Under current law, junkets are taxed on revenue, not profit, and must pay up whether they collect the debts or not. The operators seem to have a friend in Paulo Martins Chan, director of the Macau Gaming and Inspection Bureau or DICJ, who recently said that amendments to Macau’s gaming law are long overdue, reported Inside Asian Gaming.

That statement prompted a response from Levo Chan, CEO of junket investor the Tak Chun Group, who said changing the law should be at the top of the DICJ’s list. “Taxation reduction is a complicated problem,” Chan said during a panel session at MGS Entertainment Show. “For the VIP market, the cost is high and the profits quite narrow, which makes running our operations quite difficult. So if there is some amendment to taxation it can help the industry further develop. If we can reduce tax it will benefit the local gaming industry.”

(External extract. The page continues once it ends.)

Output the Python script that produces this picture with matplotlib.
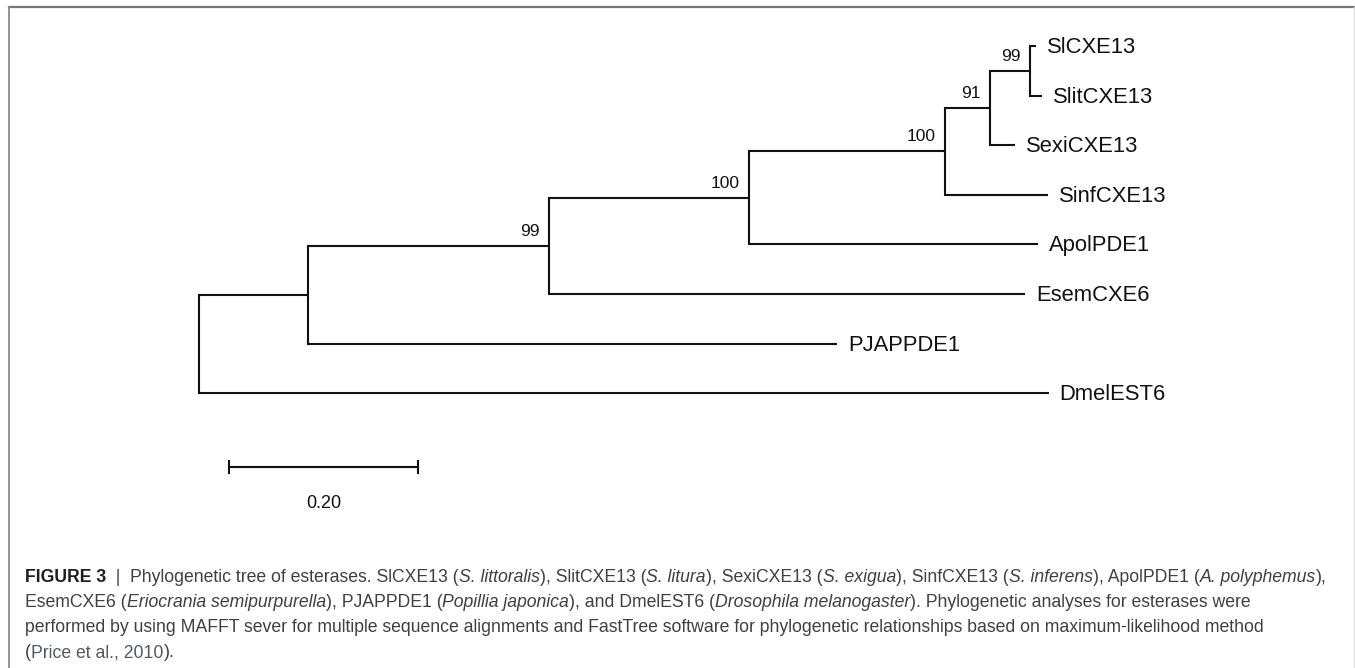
import matplotlib
matplotlib.use('Agg')
import matplotlib.pyplot as plt
from matplotlib import font_manager
from matplotlib.lines import Line2D

# tree topology: children listed top to bottom
children = {
    'root': ['n1', 'DmelEST6'],
    'n1': ['n2', 'PJAPPDE1'],
    'n2': ['n3', 'EsemCXE6'],
    'n3': ['n4', 'ApolPDE1'],
    'n4': ['n5', 'SinfCXE13'],
    'n5': ['n6', 'SexiCXE13'],
    'n6': ['SlCXE13', 'SlitCXE13'],
}
# branch lengths (substitutions per site)
branch_length = {
    'n1': 0.115, 'DmelEST6': 0.899,
    'n2': 0.255, 'PJAPPDE1': 0.560,
    'n3': 0.212, 'EsemCXE6': 0.504,
    'n4': 0.207, 'ApolPDE1': 0.306,
    'n5': 0.048, 'SinfCXE13': 0.109,
    'n6': 0.042, 'SexiCXE13': 0.026,
    'SlCXE13': 0.007, 'SlitCXE13': 0.013,
}
# bootstrap support
support = {'n2': 99, 'n3': 100, 'n4': 100, 'n5': 91, 'n6': 99}
scale_value = 0.20

caption = [
    [('FIGURE 3', 'bold'), ('  |  ', 'bar'), ('Phylogenetic tree of esterases. SlCXE13 (', 'n'),
     ('S. littoralis', 'i'), ('), SlitCXE13 (', 'n'), ('S. litura', 'i'), ('), SexiCXE13 (', 'n'),
     ('S. exigua', 'i'), ('), SinfCXE13 (', 'n'), ('S. inferens', 'i'), ('), ApolPDE1 (', 'n'),
     ('A. polyphemus', 'i'), ('),', 'n')],
    [('EsemCXE6 (', 'n'), ('Eriocrania semipurpurella', 'i'), ('), PJAPPDE1 (', 'n'),
     ('Popillia japonica', 'i'), ('), and DmelEST6 (', 'n'), ('Drosophila melanogaster', 'i'),
     ('). Phylogenetic analyses for esterases were', 'n')],
    [('performed by using MAFFT sever for multiple sequence alignments and FastTree software '
      'for phylogenetic relationships based on maximum-likelihood method', 'n')],
    [('(', 'n'), ('Price et al., 2010', 'link'), (').', 'n')],
]

W, H = 1355, 668
names = {f.name for f in font_manager.fontManager.ttflist}
narrow = 'Liberation Sans Narrow' if 'Liberation Sans Narrow' in names else 'Liberation Sans'

# positions of the nodes
xpos, ypos = {'root': 0.0}, {}
leaf_order = []


def walk(node):
    for c in children.get(node, []):
        xpos[c] = xpos[node] + branch_length[c]
        walk(c)
    if node not in children:
        ypos[node] = len(leaf_order)
        leaf_order.append(node)
    else:
        kids = children[node]
        ypos[node] = (ypos[kids[0]] + ypos[kids[-1]]) / 2


walk('root')

fig = plt.figure(figsize=(W / 100, H / 100), dpi=100)
ax = fig.add_axes([0, 0, 1, 1])
upp = scale_value / 189.0          # tree units per pixel
ax.set_xlim(-199 * upp, (W - 199) * upp)
ax.set_ylim((H - 46) / 49.6, -46 / 49.6)
ax.axis('off')

lw = 1.5
col = '#111111'
for node, kids in children.items():
    ax.plot([xpos[node], xpos[node]], [ypos[kids[0]], ypos[kids[-1]]], color=col, lw=lw,
            solid_capstyle='projecting')
    for c in kids:
        ax.plot([xpos[node], xpos[c]], [ypos[c], ypos[c]], color=col, lw=lw,
                solid_capstyle='butt')

for leaf in leaf_order:
    ax.annotate(leaf, (xpos[leaf], ypos[leaf]), xytext=(11, -7), textcoords='offset pixels',
                ha='left', va='baseline', fontsize=15.8, family='Liberation Sans', color='#111111')

for node, v in support.items():
    ax.annotate(str(v), (xpos[node], ypos[node]), xytext=(-9, 10), textcoords='offset pixels',
                ha='right', va='baseline', fontsize=12.5, family=narrow, color='#111111')

# scale bar
sb_x = 30 * upp
sb_y = (467 - 46) / 49.6
ax.plot([sb_x, sb_x + scale_value], [sb_y, sb_y], color=col, lw=lw)
for xx in (sb_x, sb_x + scale_value):
    ax.plot([xx, xx], [sb_y - 0.13, sb_y + 0.13], color=col, lw=lw)
ax.text(sb_x + scale_value / 2, sb_y + 0.73, '%.2f' % scale_value, ha='center', va='center',
        fontsize=13, family=narrow, color='#111111')

# frame of the figure panel
fig.add_artist(Line2D([9 / W, 1], [1 - 7 / H, 1 - 7 / H], transform=fig.transFigure, color='#777777', lw=1.6))
fig.add_artist(Line2D([9 / W, 9 / W], [0, 1 - 7 / H], transform=fig.transFigure, color='#8a8a8a', lw=1.3))
fig.add_artist(Line2D([1354 / W, 1354 / W], [0, 1 - 7 / H], transform=fig.transFigure, color='#dddddd', lw=1.0))

# caption
renderer = fig.canvas.get_renderer()
styles = {
    'n': dict(color='#404040'),
    'i': dict(color='#404040', style='italic'),
    'bold': dict(color='#1e1e1e', weight='bold'),
    'bar': dict(color='#404040'),
    'link': dict(color='#505a66'),
}


def draw_line(parts, x0, y0, size):
    x = x0
    for s, st in parts:
        t = fig.text(x / W, 1 - y0 / H, s, fontsize=size, family=narrow, va='baseline', **styles[st])
        x += t.get_window_extent(renderer).width
    return x


# fit the first line to its width in the picture
probe = draw_line(caption[0], 25, -100, 10) - 25
for t in list(fig.texts):
    t.remove()
size = 10 * 1305 / probe
baselines = [582, 607, 632, 657]
for parts, yb in zip(caption, baselines):
    draw_line(parts, 25, yb, size)

fig.savefig('out.png', dpi=100)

He suggested that it’s commonplace for VIPs in Macau to “pull strings in order to obtain large amounts of money. It’s high risk. It makes it hard for us to follow rules and regulations, or else those guests will go to other locations.” Chan added that the government should consider “working with industry to solve the issue of bad debts,” possibly by helping the junkets collect on those debts or “include them in a gaming tax reduction.

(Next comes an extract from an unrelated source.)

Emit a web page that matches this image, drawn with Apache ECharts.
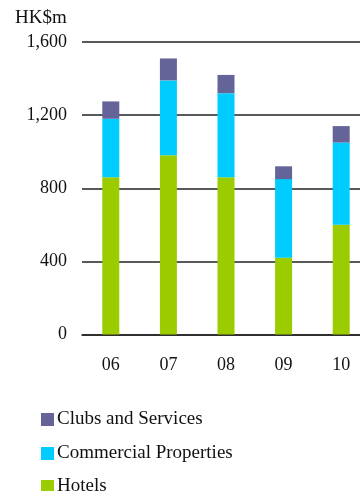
<!DOCTYPE html>
<html>
<head>
<meta charset="utf-8">
<style>
  html, body { margin: 0; padding: 0; background: #ffffff; }
  #chart { width: 360px; height: 491px; }
</style>
<script src="https://cdn.jsdelivr.net/npm/echarts@6/dist/echarts.min.js"></script>
</head>
<body>
<div id="chart"></div>
<script>
// Years shown on the category axis
var years = ['06', '07', '08', '09', '10'];

// Segment values, HK$ million
var hotels = [860, 980, 860, 420, 600];
var commercialProperties = [320, 410, 460, 430, 450];
var clubsAndServices = [95, 120, 100, 70, 90];

// Value axis ticks
var yTicks = [0, 400, 800, 1200, 1600];

// Legend entries, top to bottom
var legendNames = ['Clubs and Services', 'Commercial Properties', 'Hotels'];

var serif = '"Liberation Serif", "DejaVu Serif", serif';

var chart = echarts.init(document.getElementById('chart'));

function segment(name, data, color) {
  return {
    name: name,
    type: 'bar',
    stack: 'total',
    data: data,
    barWidth: 17,
    itemStyle: { color: color },
    emphasis: { disabled: true }
  };
}

// One legend block per entry so the list stays in a single column
var legendTops = [410, 444, 477];
var legends = legendNames.map(function (name, i) {
  return {
    left: 41,
    top: legendTops[i],
    padding: 0,
    itemWidth: 13,
    itemHeight: 13,
    icon: 'rect',
    data: [name],
    textStyle: { fontFamily: serif, fontSize: 19, lineHeight: 14, color: '#111', padding: [0, 0, 0, -2] }
  };
});

chart.setOption({
  animation: false,
  title: {
    text: 'HK$m',
    left: 15,
    top: 9,
    padding: 0,
    textStyle: { fontFamily: serif, fontSize: 19, fontWeight: 'normal', color: '#111' }
  },
  grid: { left: 82, top: 42, width: 288, height: 292.5, outerBoundsMode: 'none' },
  xAxis: {
    type: 'category',
    data: years,
    axisLine: { show: true, lineStyle: { color: '#222', width: 1.5 } },
    axisTick: { show: false },
    axisLabel: { fontFamily: serif, fontSize: 18, color: '#111', margin: 22 }
  },
  yAxis: {
    type: 'value',
    min: yTicks[0],
    max: yTicks[yTicks.length - 1],
    interval: yTicks[1] - yTicks[0],
    axisLine: { show: false },
    axisTick: { show: false },
    splitLine: { lineStyle: { color: '#222', width: 1.5 } },
    axisLabel: {
      fontFamily: serif, fontSize: 18, color: '#111', margin: 15,
      formatter: function (v) { return v.toLocaleString('en-US'); }
    }
  },
  legend: legends,
  series: [
    segment('Hotels', hotels, '#9ACC00'),
    segment('Commercial Properties', commercialProperties, '#00CCFF'),
    segment('Clubs and Services', clubsAndServices, '#646499')
  ]
});
</script>
</body>
</html>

“I hope that in this area we can get some support from the government and get some clear laws and direction,” Chan said. “For those people that don’t pay their debts, the government should help the lenders.”

Weena Sae-Kee, vice chairman and executive director of the David Group, agreed. “At the moment there is no mechanism set up by the government to help bad debt,” he said. “I would call for the government to help the VIP business, which is something that originated in Macau.” He noted that it is “very hard to collect bad debts” from Mainland Chinese gamblers.

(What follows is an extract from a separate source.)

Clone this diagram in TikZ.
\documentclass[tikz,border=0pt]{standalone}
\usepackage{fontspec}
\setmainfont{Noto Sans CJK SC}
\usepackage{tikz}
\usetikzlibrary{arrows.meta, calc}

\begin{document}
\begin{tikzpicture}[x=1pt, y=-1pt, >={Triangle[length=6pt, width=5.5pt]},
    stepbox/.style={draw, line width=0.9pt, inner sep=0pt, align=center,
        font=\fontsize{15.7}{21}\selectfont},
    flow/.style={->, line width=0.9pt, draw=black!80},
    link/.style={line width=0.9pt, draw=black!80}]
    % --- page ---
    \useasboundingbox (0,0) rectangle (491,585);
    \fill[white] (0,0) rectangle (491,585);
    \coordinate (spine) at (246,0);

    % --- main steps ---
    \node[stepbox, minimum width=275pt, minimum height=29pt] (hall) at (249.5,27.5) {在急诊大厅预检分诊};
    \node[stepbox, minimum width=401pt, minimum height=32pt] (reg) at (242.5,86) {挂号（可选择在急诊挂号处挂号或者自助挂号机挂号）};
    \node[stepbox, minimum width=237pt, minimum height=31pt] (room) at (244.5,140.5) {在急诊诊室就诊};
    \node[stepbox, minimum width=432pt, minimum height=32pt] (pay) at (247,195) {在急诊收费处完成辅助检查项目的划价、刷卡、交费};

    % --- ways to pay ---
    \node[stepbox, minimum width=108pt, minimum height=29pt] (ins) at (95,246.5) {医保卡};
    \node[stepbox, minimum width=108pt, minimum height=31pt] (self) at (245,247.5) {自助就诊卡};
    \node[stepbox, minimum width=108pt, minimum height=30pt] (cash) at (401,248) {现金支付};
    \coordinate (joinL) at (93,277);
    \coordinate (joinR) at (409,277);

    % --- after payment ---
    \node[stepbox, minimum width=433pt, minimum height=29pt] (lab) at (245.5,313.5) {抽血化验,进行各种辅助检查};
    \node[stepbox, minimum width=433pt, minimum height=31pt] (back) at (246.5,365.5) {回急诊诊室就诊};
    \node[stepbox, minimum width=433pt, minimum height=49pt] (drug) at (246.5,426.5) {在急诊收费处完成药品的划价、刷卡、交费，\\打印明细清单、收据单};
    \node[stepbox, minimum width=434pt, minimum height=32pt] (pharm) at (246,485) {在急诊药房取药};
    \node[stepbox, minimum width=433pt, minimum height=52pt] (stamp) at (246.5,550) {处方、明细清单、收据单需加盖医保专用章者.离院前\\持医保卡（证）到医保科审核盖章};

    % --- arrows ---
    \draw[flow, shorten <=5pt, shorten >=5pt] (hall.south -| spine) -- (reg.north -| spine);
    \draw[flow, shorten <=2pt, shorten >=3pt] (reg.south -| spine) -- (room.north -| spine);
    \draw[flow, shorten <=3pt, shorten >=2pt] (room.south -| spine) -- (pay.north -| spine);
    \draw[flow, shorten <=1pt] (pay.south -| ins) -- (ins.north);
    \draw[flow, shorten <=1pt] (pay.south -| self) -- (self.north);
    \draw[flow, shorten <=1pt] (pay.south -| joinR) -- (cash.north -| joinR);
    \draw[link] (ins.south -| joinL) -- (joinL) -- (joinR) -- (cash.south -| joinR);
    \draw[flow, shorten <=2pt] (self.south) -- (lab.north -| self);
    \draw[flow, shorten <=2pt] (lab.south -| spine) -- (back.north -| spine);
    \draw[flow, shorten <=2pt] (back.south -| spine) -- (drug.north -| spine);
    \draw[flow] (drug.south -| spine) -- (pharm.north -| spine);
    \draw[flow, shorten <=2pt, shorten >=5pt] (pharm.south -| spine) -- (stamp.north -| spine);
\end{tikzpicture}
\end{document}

“We need a very sound mechanism that will protect the VIP gaming industry outside of Macau, such as collecting bad debts in Mainland China through legal channels. Right now we have to resort to all sorts of approaches to collect bad debts. There are some criminals that come to Macau, borrow huge amounts of money and then escape and never come back. We look forward to help from the government.”

Also weighing in on the problem was Macau Junket Association head Kwok Chi Chung, who suggested that Macau’s tax laws include deductions in instances where bad debt is recognized by the court.

The DICJ’s Chan had some praise for the Macau junkets, which he said are “more capable,” better run, and also fewer—down to 109 promoters from more than 200 before the gaming industry’s two-year decline, in which VIPs fled the city’s casinos due to a crackdown on corruption. “We can say that the ones left in the market are rather capable, in terms of financial means, management and operations, which contributes to maintain the healthy development of the Macau gaming industry,” Chan said.

In 2015, the DICJ established stricter regulators for local junkets, including a general audit of the licensed gaming promoters. “In our inspections, we can see that the junkets have been improving their management, including their accounting systems, which meets our development guidelines,” Chan said.

Among the amendments that may be on the table are an increase in “market entry requirement for the junket promotion business”; an increase in “the amount of shareholding held by Macau residents” in such companies; and ways of tackling “unlawful deposits related to a junket promoter or under the name of a junket promoter,” reported GGRAsia.

“We need to make amendments [to the law] to make sure that the industry remains safe and healthy,” said Chan.